What to work on —
Repeat the material exactly from its first line to the line that includes "from matplotlib.lines import Line2D". Skip pictures.

Dataset excerpt —
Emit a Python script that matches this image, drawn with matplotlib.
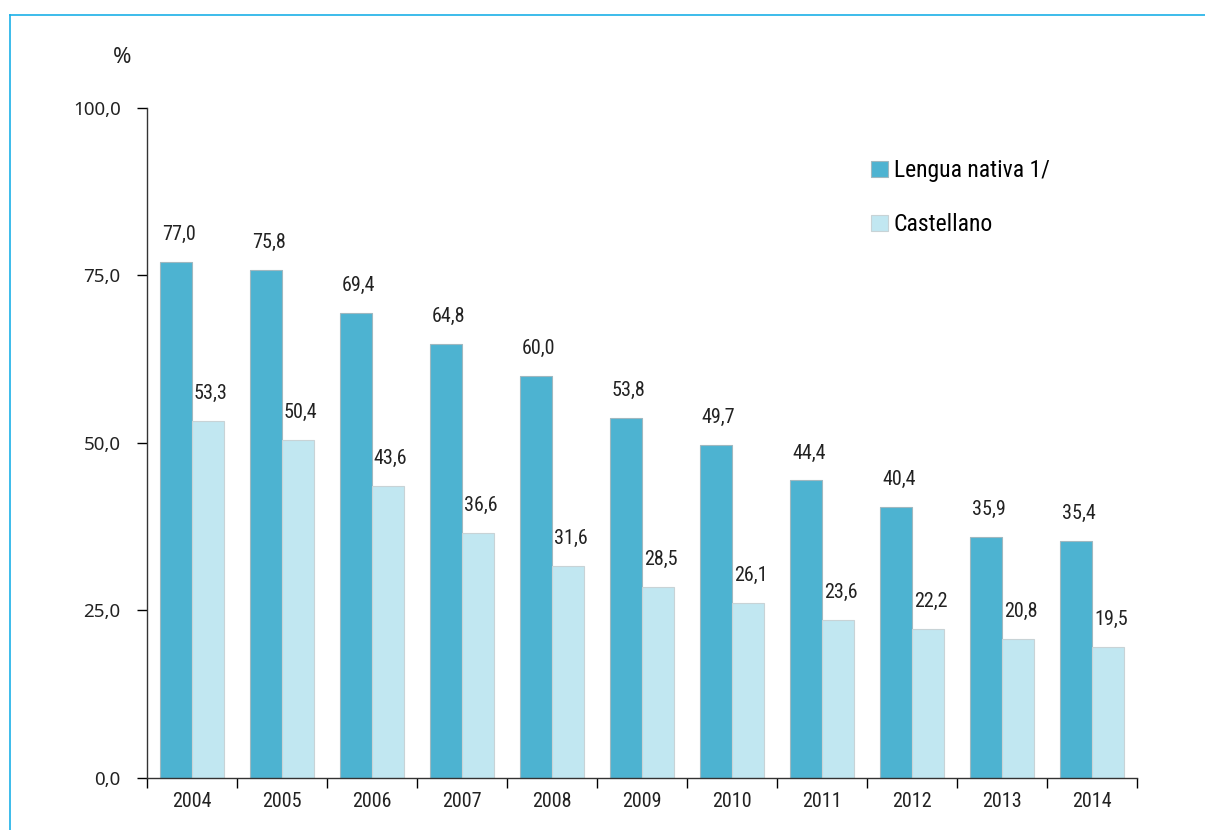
import matplotlib.pyplot as plt
import numpy as np
from matplotlib import font_manager
from matplotlib.lines import Line2D


years      = ["2004", "2005", "2006", "2007", "2008", "2009",
              "2010", "2011", "2012", "2013", "2014"]
nativa     = [77.0, 75.8, 69.4, 64.8, 60.0, 53.8, 49.7, 44.4, 40.4, 35.9, 35.4]
castellano = [53.3, 50.4, 43.6, 36.6, 31.6, 28.5, 26.1, 23.6, 22.2, 20.8, 19.5]
y_ticks    = [0, 25, 50, 75, 100]

DARK  = "#4DB3D1"
LIGHT = "#C1E7F1"


def pick_font(candidates):
    names = {f.name for f in font_manager.fontManager.ttflist}
    for c in candidates:
        if c in names:
            return [c, "DejaVu Sans"]
    return ["DejaVu Sans"]


NARROW = pick_font(["Liberation Sans Narrow", "Roboto Condensed",
                    "DejaVu Sans Condensed", "Liberation Sans"])
TICKF  = pick_font(["Noto Sans", "Open Sans", "DejaVu Sans"])
narrow_sz = 14.5 if NARROW[0] != "Liberation Sans" else 13


def fmt(v):
    return f"{v:.1f}".replace(".", ",")


fig = plt.figure(figsize=(12.05, 8.30), dpi=100)
ax = fig.add_axes([0.122, 0.0627, 0.8216, 0.8072])

x = np.arange(len(years))
w = 0.356

b1 = ax.bar(x - w / 2, nativa, w, color=DARK, edgecolor="#9fb8c0",
            linewidth=0.8, label="Lengua nativa 1/")
b2 = ax.bar(x + w / 2, castellano, w, color=LIGHT, edgecolor="#c8d3d6",
            linewidth=0.8, label="Castellano")

for bars, vals in ((b1, nativa), (b2, castellano)):
    for rect, v in zip(bars, vals):
        ax.annotate(fmt(v), (rect.get_x() + rect.get_width() / 2 + 0.03, v),
                    xytext=(0, 13), textcoords="offset points",
                    ha="center", va="bottom", fontsize=narrow_sz,
                    family=NARROW, color="#222222")

ax.set_xlim(-0.5, len(years) - 0.5)
ax.set_ylim(0, 100)
ax.set_yticks(y_ticks)
ax.set_yticklabels([fmt(v) for v in y_ticks], family=TICKF, fontsize=13.5,
                   color="#222222")
ax.set_xticks(x)
ax.set_xticklabels(years, family=NARROW, fontsize=narrow_sz, color="#222222")
ax.tick_params(axis="x", length=0, pad=10)
ax.set_xticks(np.arange(len(years) + 1) - 0.5, minor=True)
ax.tick_params(axis="x", which="minor", length=7, width=1, direction="out")
ax.tick_params(axis="y", length=7, width=1, direction="out", pad=12)

for side in ("top", "right"):
    ax.spines[side].set_visible(False)
for side in ("left", "bottom"):
    ax.spines[side].set_color("#333333")
    ax.spines[side].set_linewidth(1)

ax.text(-0.025, 1.075, "%", transform=ax.transAxes, fontsize=16,
        family=TICKF, ha="center", va="center", color="#222222")

ax.legend(loc="upper left", bbox_to_anchor=(0.71, 0.955), frameon=False,
          prop={"family": NARROW, "size": narrow_sz + 2.5}, handlelength=0.7,
          handleheight=0.7, handletextpad=0.25, labelspacing=1.3)

fig.add_artist(Line2D([10 / 1205, 1], [1 - 15 / 830] * 2, color="#1BB0E8",
                      linewidth=1.2, transform=fig.transFigure))
fig.add_artist(Line2D([10 / 1205] * 2, [0, 1 - 15 / 830], color="#1BB0E8",
                      linewidth=1.2, transform=fig.transFigure))

fig.savefig("out.png", dpi=100)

Solution to this task —
Emit a Python script that matches this image, drawn with matplotlib.
import matplotlib.pyplot as plt
import numpy as np
from matplotlib import font_manager
from matplotlib.lines import Line2D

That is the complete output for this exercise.